Most people don't put this much thought into the way they paddle. Or the effects that a small change will make when paddling. That is what makes this my Otaku.

My goal is to give you a gift. A gift that starts very simply. This blog will give lessons. Lessons in how to move a kayak more efficiently. There will be simple lessons, that will lead to more advanced lessons, but all of them will apply to every kind of paddler. There will also be less spoken, underlying lessons. Lessons in zen, lessons in buddhism, that will relate directly to paddling, and indirectly to life. If you have ever gotten into a kayak you will benefit from what I have to say, but you have to be open to try the lessons I give. You have to be willing to receive a gift.

When I watch people paddle, fully ninety percent of the people I see don't have the first clue as to the proper way to make a kayak move. The beauty of kayaking is that anyone can go to a store, buy a kayak, a pfd, and a paddle. Put the boat in the water, and have a wonderful time for an hour or two. Most never seek out instruction. most never even read a book. That is the beauty of kayaking, that this is possible. It is also the curse. Because it is so easy to get a boat on the water and just go, many scoff at the idea of instruction. Some realize that it is more work than they think it should be, and they begin to question what they are doing. That is the first step, wondering if there is a better way. There is.

Here are some simple questions:

after paddling for a few hours are your arms tired?
do you get callousus on your hands from paddling?
when the wind picks up does the boat act like it has a mind of it's own?

if you answered yes to any of these questions, we have work to do. Let's begin.

A note: If you are an experienced paddler, I ask you to read this famous Zen Koan, or story.

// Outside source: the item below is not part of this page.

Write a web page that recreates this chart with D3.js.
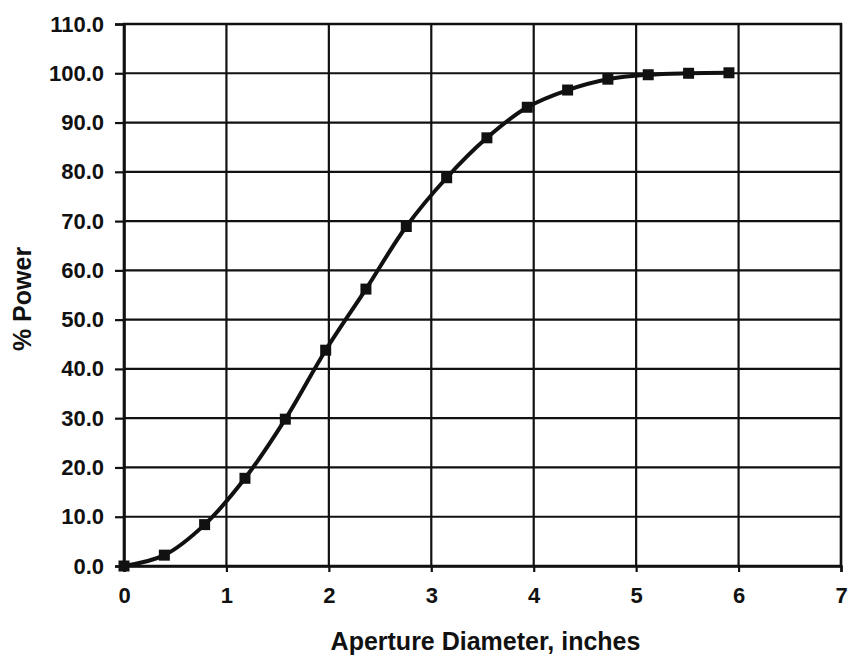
<!DOCTYPE html>
<html>
<head>
<meta charset="utf-8">
<script src="https://cdn.jsdelivr.net/npm/d3@7"></script>
<style>
  html, body { margin: 0; padding: 0; background: #fff; }
  svg text { font-family: "Liberation Sans", Arial, sans-serif; font-weight: bold; fill: #111; }
</style>
</head>
<body>
<svg id="chart" width="848" height="660"></svg>
<script>
// Data (aperture diameter in inches, % power)
const diameters = [0, 0.394, 0.787, 1.181, 1.575, 1.969, 2.362, 2.756, 3.150, 3.543, 3.937, 4.331, 4.724, 5.118, 5.512, 5.906];
const powerPct  = [0, 2.2, 8.4, 17.8, 29.8, 43.8, 56.2, 68.9, 78.8, 86.9, 93.1, 96.6, 98.8, 99.7, 100.0, 100.1];
const xTicks = [0, 1, 2, 3, 4, 5, 6, 7];
const yTicks = [0, 10, 20, 30, 40, 50, 60, 70, 80, 90, 100, 110];
const xTitle = "Aperture Diameter, inches";
const yTitle = "% Power";

const svg = d3.select("#chart");
const margin = { left: 124, right: 7, top: 24, bottom: 94 };
const W = 848, H = 660;
const x = d3.scaleLinear().domain([0, 7]).range([margin.left, W - margin.right]);
const y = d3.scaleLinear().domain([0, 110]).range([H - margin.bottom, margin.top]);

const ink = "#111";

// gridlines
const grid = svg.append("g");
grid.selectAll("line.v").data(xTicks).enter().append("line")
  .attr("x1", d => x(d)).attr("x2", d => x(d))
  .attr("y1", y(0)).attr("y2", y(110))
  .attr("stroke", ink).attr("stroke-width", 2.2);
grid.selectAll("line.h").data(yTicks).enter().append("line")
  .attr("y1", d => y(d)).attr("y2", d => y(d))
  .attr("x1", x(0)).attr("x2", x(7))
  .attr("stroke", ink).attr("stroke-width", 2.2);

// axes
const xAxis = d3.axisBottom(x).tickValues(xTicks).tickFormat(d3.format("d")).tickSize(6).tickPadding(15);
const yAxis = d3.axisLeft(y).tickValues(yTicks).tickFormat(d3.format(".1f")).tickSize(9).tickPadding(11);

const gx = svg.append("g").attr("transform", `translate(0,${y(0)})`).call(xAxis);
const gy = svg.append("g").attr("transform", `translate(${x(0)},0)`).call(yAxis);
[gx, gy].forEach(g => {
  g.select(".domain").attr("stroke", ink).attr("stroke-width", 2.5);
  g.selectAll(".tick line").attr("stroke", ink).attr("stroke-width", 2.2);
  g.selectAll(".tick text").attr("font-size", 22).attr("fill", ink)
    .style("font-family", '"Liberation Sans", Arial, sans-serif').style("font-weight", "bold");
});

// plot border
svg.append("rect")
  .attr("x", x(0)).attr("y", y(110))
  .attr("width", x(7) - x(0)).attr("height", y(0) - y(110))
  .attr("fill", "none").attr("stroke", ink).attr("stroke-width", 2.5);

// curve
const pts = diameters.map((d, i) => [d, powerPct[i]]);
const line = d3.line().x(d => x(d[0])).y(d => y(d[1])).curve(d3.curveCatmullRom.alpha(0.5));
svg.append("path").attr("d", line(pts))
  .attr("fill", "none").attr("stroke", ink).attr("stroke-width", 4);

// markers
const ms = 11;
svg.selectAll("rect.m").data(pts).enter().append("rect")
  .attr("x", d => x(d[0]) - ms / 2).attr("y", d => y(d[1]) - ms / 2)
  .attr("width", ms).attr("height", ms).attr("fill", ink);

// axis titles
svg.append("text").attr("x", (x(0) + x(7)) / 2 + 3).attr("y", 650)
  .attr("text-anchor", "middle").attr("font-size", 25).text(xTitle);
svg.append("text").attr("transform", `translate(31,${(y(0) + y(110)) / 2 + 4}) rotate(-90)`)
  .attr("text-anchor", "middle").attr("font-size", 25).text(yTitle);
</script>
</body>
</html>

Nan-in, a Japanese master during the Meiji era (1868-1912), received a university professor who came to inquire about Zen.
Nan-in served tea.
He poured his visitor's cup full, and then kept on pouring.
The professor watched the overflow until he no longer could restrain himself.
"It is overfull. No more will go in!"
"Like this cup," Nan-in said, "you are full of your own opinions and speculations. How can I show you Zen unless you first empty your cup?"

Even though you may have been paddling for a long time, I am sure I still have something to offer you, an insight into a better way to do something, on a daily basis I learn from novices ways to make myself a better paddler, we all have something to teach. So I ask you to join me, but first, empty your cup.